SUPPLIED DATA:
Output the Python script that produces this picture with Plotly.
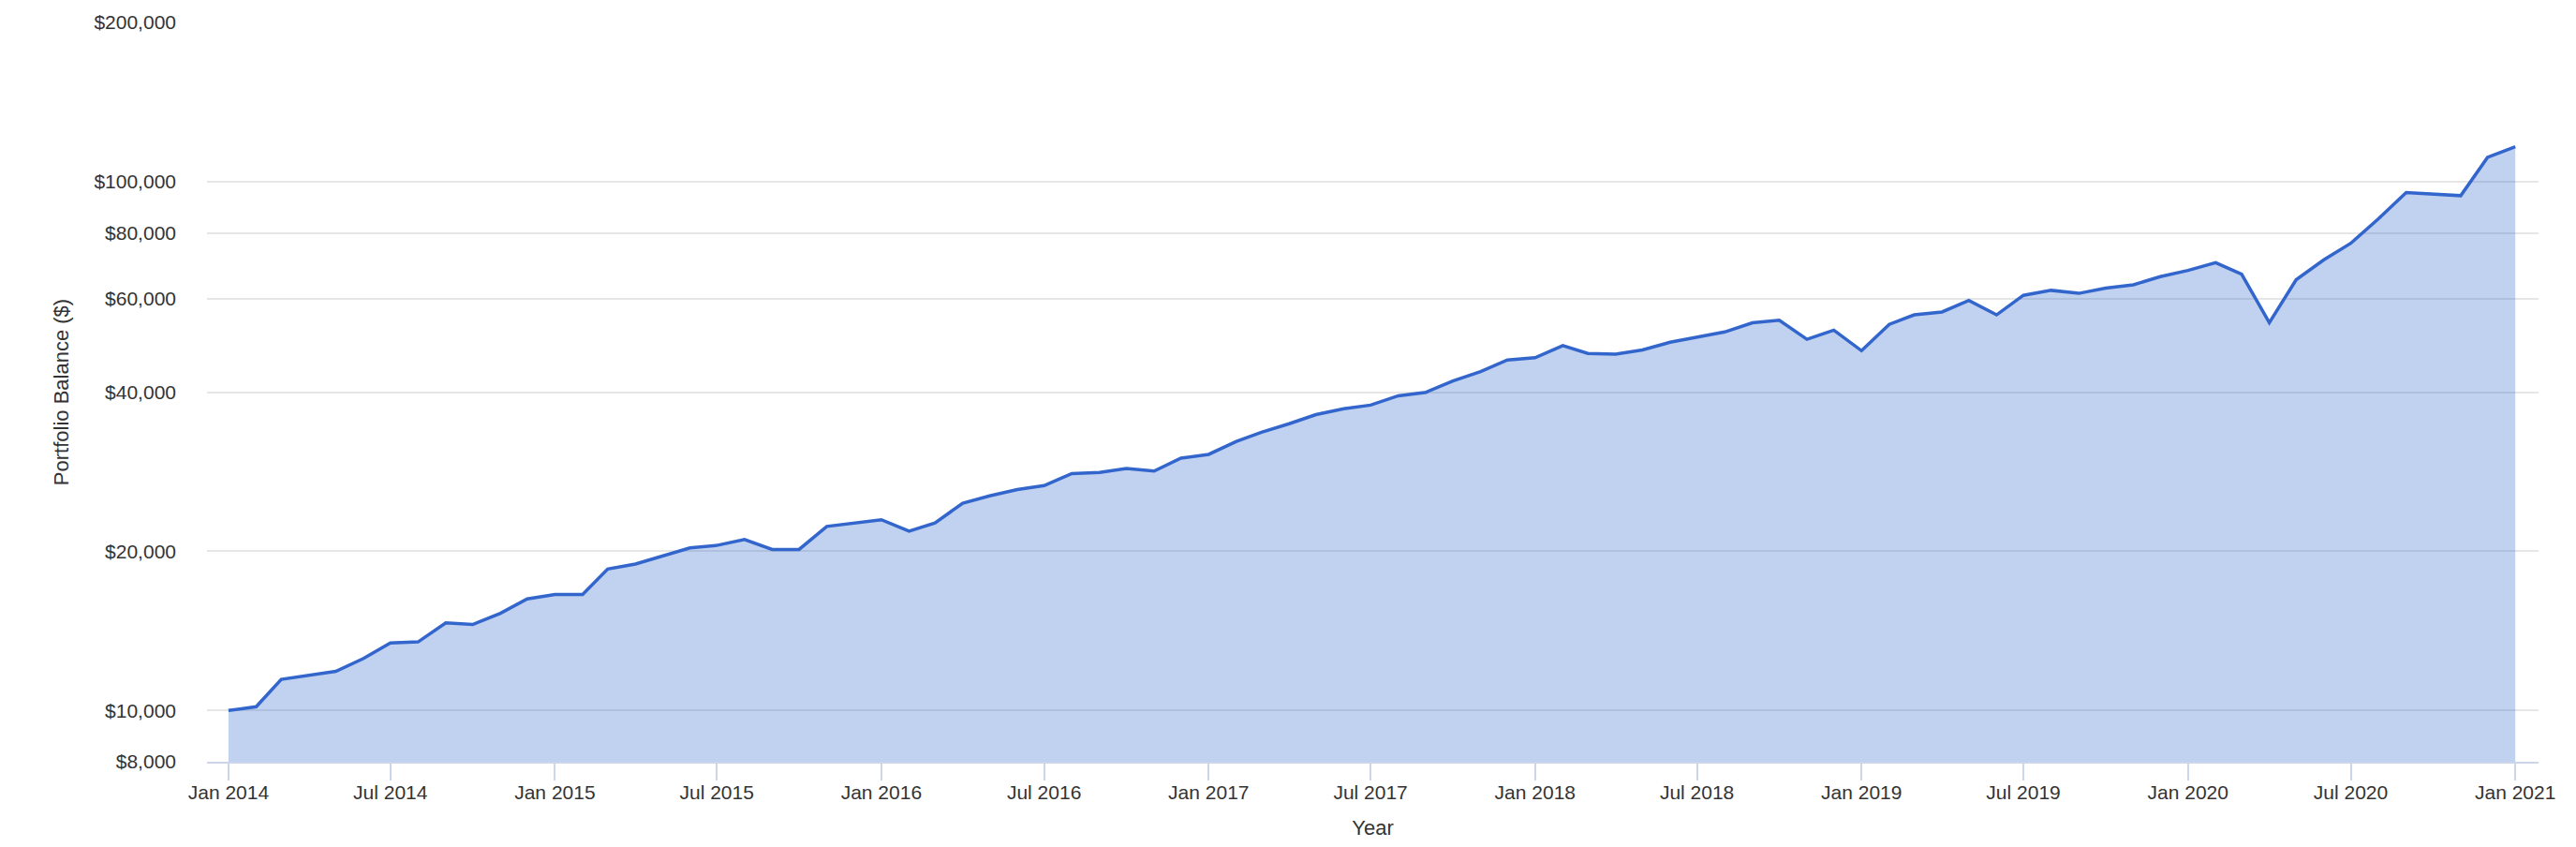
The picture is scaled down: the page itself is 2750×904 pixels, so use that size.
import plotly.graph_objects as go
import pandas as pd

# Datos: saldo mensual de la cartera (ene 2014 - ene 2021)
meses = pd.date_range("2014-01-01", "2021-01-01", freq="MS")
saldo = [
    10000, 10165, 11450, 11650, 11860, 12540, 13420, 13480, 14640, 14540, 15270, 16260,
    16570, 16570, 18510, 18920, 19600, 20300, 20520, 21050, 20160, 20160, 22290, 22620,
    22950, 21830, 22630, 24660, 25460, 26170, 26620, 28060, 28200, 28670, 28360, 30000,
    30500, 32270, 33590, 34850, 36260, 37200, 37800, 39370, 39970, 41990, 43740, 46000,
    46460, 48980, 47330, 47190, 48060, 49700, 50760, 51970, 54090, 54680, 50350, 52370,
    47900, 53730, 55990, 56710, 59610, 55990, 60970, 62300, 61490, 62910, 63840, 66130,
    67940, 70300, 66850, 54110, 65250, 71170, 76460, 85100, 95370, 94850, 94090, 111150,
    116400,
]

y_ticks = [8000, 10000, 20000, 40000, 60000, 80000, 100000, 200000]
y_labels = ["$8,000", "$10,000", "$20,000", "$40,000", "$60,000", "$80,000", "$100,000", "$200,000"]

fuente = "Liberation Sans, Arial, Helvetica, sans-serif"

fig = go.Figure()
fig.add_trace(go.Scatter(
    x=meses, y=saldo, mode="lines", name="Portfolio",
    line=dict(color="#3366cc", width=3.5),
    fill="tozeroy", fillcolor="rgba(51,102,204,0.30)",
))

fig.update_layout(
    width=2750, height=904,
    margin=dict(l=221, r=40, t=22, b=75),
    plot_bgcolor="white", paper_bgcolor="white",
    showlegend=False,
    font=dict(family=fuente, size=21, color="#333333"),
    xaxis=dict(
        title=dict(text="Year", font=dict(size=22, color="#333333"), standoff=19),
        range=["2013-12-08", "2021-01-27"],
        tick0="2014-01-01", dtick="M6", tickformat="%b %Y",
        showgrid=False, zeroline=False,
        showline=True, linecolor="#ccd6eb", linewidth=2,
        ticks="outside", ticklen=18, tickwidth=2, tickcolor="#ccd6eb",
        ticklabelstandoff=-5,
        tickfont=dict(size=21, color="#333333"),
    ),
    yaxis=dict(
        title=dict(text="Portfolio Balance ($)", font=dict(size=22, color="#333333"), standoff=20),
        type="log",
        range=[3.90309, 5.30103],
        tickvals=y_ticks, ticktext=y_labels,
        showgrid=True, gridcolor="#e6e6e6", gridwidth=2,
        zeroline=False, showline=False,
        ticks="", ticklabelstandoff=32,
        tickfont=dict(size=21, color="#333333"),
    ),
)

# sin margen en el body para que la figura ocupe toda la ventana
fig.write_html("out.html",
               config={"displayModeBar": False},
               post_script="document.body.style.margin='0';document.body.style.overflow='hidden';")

GIVEN TASK: Output the material word for word, omitting its pictures.

RESULT:
Output the Python script that produces this picture with Plotly.
The picture is scaled down: the page itself is 2750×904 pixels, so use that size.
import plotly.graph_objects as go
import pandas as pd

# Datos: saldo mensual de la cartera (ene 2014 - ene 2021)
meses = pd.date_range("2014-01-01", "2021-01-01", freq="MS")
saldo = [
    10000, 10165, 11450, 11650, 11860, 12540, 13420, 13480, 14640, 14540, 15270, 16260,
    16570, 16570, 18510, 18920, 19600, 20300, 20520, 21050, 20160, 20160, 22290, 22620,
    22950, 21830, 22630, 24660, 25460, 26170, 26620, 28060, 28200, 28670, 28360, 30000,
    30500, 32270, 33590, 34850, 36260, 37200, 37800, 39370, 39970, 41990, 43740, 46000,
    46460, 48980, 47330, 47190, 48060, 49700, 50760, 51970, 54090, 54680, 50350, 52370,
    47900, 53730, 55990, 56710, 59610, 55990, 60970, 62300, 61490, 62910, 63840, 66130,
    67940, 70300, 66850, 54110, 65250, 71170, 76460, 85100, 95370, 94850, 94090, 111150,
    116400,
]

y_ticks = [8000, 10000, 20000, 40000, 60000, 80000, 100000, 200000]
y_labels = ["$8,000", "$10,000", "$20,000", "$40,000", "$60,000", "$80,000", "$100,000", "$200,000"]

fuente = "Liberation Sans, Arial, Helvetica, sans-serif"

fig = go.Figure()
fig.add_trace(go.Scatter(
    x=meses, y=saldo, mode="lines", name="Portfolio",
    line=dict(color="#3366cc", width=3.5),
    fill="tozeroy", fillcolor="rgba(51,102,204,0.30)",
))

fig.update_layout(
    width=2750, height=904,
    margin=dict(l=221, r=40, t=22, b=75),
    plot_bgcolor="white", paper_bgcolor="white",
    showlegend=False,
    font=dict(family=fuente, size=21, color="#333333"),
    xaxis=dict(
        title=dict(text="Year", font=dict(size=22, color="#333333"), standoff=19),
        range=["2013-12-08", "2021-01-27"],
        tick0="2014-01-01", dtick="M6", tickformat="%b %Y",
        showgrid=False, zeroline=False,
        showline=True, linecolor="#ccd6eb", linewidth=2,
        ticks="outside", ticklen=18, tickwidth=2, tickcolor="#ccd6eb",
        ticklabelstandoff=-5,
        tickfont=dict(size=21, color="#333333"),
    ),
    yaxis=dict(
        title=dict(text="Portfolio Balance ($)", font=dict(size=22, color="#333333"), standoff=20),
        type="log",
        range=[3.90309, 5.30103],
        tickvals=y_ticks, ticktext=y_labels,
        showgrid=True, gridcolor="#e6e6e6", gridwidth=2,
        zeroline=False, showline=False,
        ticks="", ticklabelstandoff=32,
        tickfont=dict(size=21, color="#333333"),
    ),
)

# sin margen en el body para que la figura ocupe toda la ventana
fig.write_html("out.html",
               config={"displayModeBar": False},
               post_script="document.body.style.margin='0';document.body.style.overflow='hidden';")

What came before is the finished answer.